Abstract

This article examines the ways in which embodiments of femme within administrative academic settings intervene in dominant discourses that (incorrectly) frame us as being “in service” of male-identified colleagues, supervisors, and institutionalized heteropatriarchies. We posit femme as an important and complex counternarrative to the heterocentric, cissexist, and masculinist discourses that are ubiquitous within academic administration in both historical and present-day contexts. Additionally, we consider femme as a site of resistance to feminized discourses of nurturance and of (re)productivity. In this collaborative project, we study the labor involved in administering an English Department and a Writing Program at a four-year public college, interrogating, through autoethnographic reflections and analyses, the ways in which this service labor often falls to/gets thrust upon those of us who identify as femme faculty members. Our article illustrates how we resist the imposition of care work and assert our own agency while conducting administrative work on our own, femme, terms.
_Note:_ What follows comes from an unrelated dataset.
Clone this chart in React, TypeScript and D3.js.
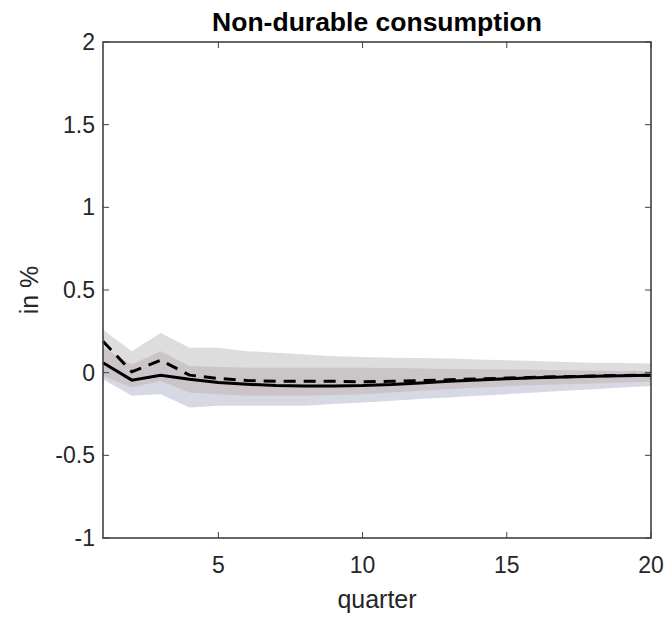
import React, { useEffect, useRef } from "react";
import * as d3 from "d3";

// quarters 1..20
const quarters = d3.range(1, 21);

// solid line (point estimate, model A)
const solid = [0.06, -0.045, -0.015, -0.04, -0.06, -0.07, -0.078, -0.08, -0.08, -0.078,
  -0.072, -0.062, -0.052, -0.044, -0.037, -0.031, -0.026, -0.022, -0.018, -0.015];

// dashed line (point estimate, model B)
const dashed = [0.19, 0.005, 0.075, -0.015, -0.035, -0.048, -0.052, -0.052, -0.052, -0.055,
  -0.052, -0.048, -0.043, -0.038, -0.033, -0.028, -0.024, -0.02, -0.017, -0.015];

// dashed-line band (grey)
const dashedUpper = [0.26, 0.13, 0.24, 0.15, 0.15, 0.13, 0.12, 0.11, 0.1, 0.095,
  0.09, 0.088, 0.085, 0.08, 0.075, 0.07, 0.065, 0.06, 0.058, 0.055];
const dashedLower = [-0.02, -0.09, -0.05, -0.12, -0.13, -0.14, -0.14, -0.14, -0.135, -0.13,
  -0.12, -0.11, -0.1, -0.09, -0.082, -0.075, -0.07, -0.065, -0.06, -0.055];

// solid-line band (bluish)
const solidUpper = [0.15, 0.05, 0.13, 0.04, 0.035, 0.03, 0.03, 0.03, 0.03, 0.03,
  0.028, 0.025, 0.022, 0.02, 0.02, 0.017, 0.015, 0.012, 0.01, 0.01];
const solidLower = [-0.04, -0.14, -0.13, -0.21, -0.2, -0.2, -0.2, -0.2, -0.19, -0.18,
  -0.17, -0.16, -0.15, -0.14, -0.13, -0.12, -0.11, -0.1, -0.09, -0.08];

const xTicks = [5, 10, 15, 20];
const yTicks = [-1, -0.5, 0, 0.5, 1, 1.5, 2];

const FONT = "Liberation Sans, Arial, sans-serif";

const App = () => {
  const svgRef = useRef<SVGSVGElement>(null);

  useEffect(() => {
    const svg = d3.select(svgRef.current);
    svg.selectAll("*").remove();

    const margin = { top: 42, right: 17, bottom: 83, left: 103 };
    const W = 668;
    const H = 621;
    const width = W - margin.left - margin.right;
    const height = H - margin.top - margin.bottom;

    const x = d3.scaleLinear().domain([1, 20]).range([0, width]);
    const y = d3.scaleLinear().domain([-1, 2]).range([height, 0]);

    const g = svg.append("g").attr("transform", `translate(${margin.left},${margin.top})`);

    const area = (lo: number[], hi: number[]) =>
      d3.area<number>()
        .x((d) => x(d))
        .y0((d, i) => y(lo[i]))
        .y1((d, i) => y(hi[i]))(quarters);

    // bands
    g.append("path").attr("d", area(dashedLower, dashedUpper)).attr("fill", "#dddddd");
    g.append("path").attr("d", area(solidLower, solidUpper)).attr("fill", "#d6d8e4");
    // overlap of the two bands
    const ovLo = quarters.map((d, i) => Math.max(dashedLower[i], solidLower[i]));
    const ovHi = quarters.map((d, i) => Math.min(dashedUpper[i], solidUpper[i]));
    g.append("path").attr("d", area(ovLo, ovHi)).attr("fill", "#cbc5c9");

    const line = (vals: number[]) =>
      d3.line<number>().x((d) => x(d)).y((d, i) => y(vals[i]))(quarters);

    g.append("path")
      .attr("d", line(dashed))
      .attr("fill", "none")
      .attr("stroke", "#000")
      .attr("stroke-width", 3)
      .attr("stroke-dasharray", "12,8");

    g.append("path")
      .attr("d", line(solid))
      .attr("fill", "none")
      .attr("stroke", "#000")
      .attr("stroke-width", 3);

    // box
    const axisColor = "#404040";
    g.append("rect")
      .attr("x", 0).attr("y", 0)
      .attr("width", width).attr("height", height)
      .attr("fill", "none")
      .attr("stroke", axisColor)
      .attr("stroke-width", 1.6);

    // x ticks (inward, top and bottom)
    xTicks.forEach((t) => {
      g.append("line").attr("x1", x(t)).attr("x2", x(t)).attr("y1", height).attr("y2", height - 6)
        .attr("stroke", axisColor).attr("stroke-width", 1);
      g.append("line").attr("x1", x(t)).attr("x2", x(t)).attr("y1", 0).attr("y2", 6)
        .attr("stroke", axisColor).attr("stroke-width", 1);
      g.append("text")
        .attr("x", x(t)).attr("y", height + 35)
        .attr("text-anchor", "middle")
        .attr("font-family", FONT)
        .attr("font-size", 23)
        .attr("fill", "#262626")
        .text(t);
    });

    yTicks.forEach((t) => {
      g.append("line").attr("x1", 0).attr("x2", 6).attr("y1", y(t)).attr("y2", y(t))
        .attr("stroke", axisColor).attr("stroke-width", 1);
      g.append("line").attr("x1", width).attr("x2", width - 6).attr("y1", y(t)).attr("y2", y(t))
        .attr("stroke", axisColor).attr("stroke-width", 1);
      g.append("text")
        .attr("x", -8).attr("y", y(t))
        .attr("dy", "0.35em")
        .attr("text-anchor", "end")
        .attr("font-family", FONT)
        .attr("font-size", 23)
        .attr("fill", "#262626")
        .text(t);
    });

    // labels
    svg.append("text")
      .attr("x", margin.left + width / 2).attr("y", 31)
      .attr("text-anchor", "middle")
      .attr("font-family", FONT)
      .attr("font-size", 26.5)
      .attr("font-weight", "bold")
      .attr("fill", "#000")
      .text("Non-durable consumption");

    svg.append("text")
      .attr("x", margin.left + width / 2).attr("y", 608)
      .attr("text-anchor", "middle")
      .attr("font-family", FONT)
      .attr("font-size", 25)
      .attr("fill", "#262626")
      .text("quarter");

    svg.append("text")
      .attr("transform", `translate(38,${margin.top + height / 2}) rotate(-90)`)
      .attr("text-anchor", "middle")
      .attr("font-family", FONT)
      .attr("font-size", 25)
      .attr("fill", "#262626")
      .text("in %");
  }, []);

  return (
    <svg
      ref={svgRef}
      width={668}
      height={621}
      style={{ position: "absolute", left: 0, top: 0, background: "#fff" }}
    ></svg>
  );
};

export default App;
We offer a list of usable interventions to common, predictable, yet sometimes disorienting situations, and although we do not advance these responses as easy conclusions to problematic interactions, we consider how this list might aid femme administrators in managing quotidian, misguided, at times hostile scenarios. Our work calls allies and comrades to identify systemic asymmetries and generate collaborative solutions within a paradigm of affirmation: One that places a commitment to “femme witnessing” at its center.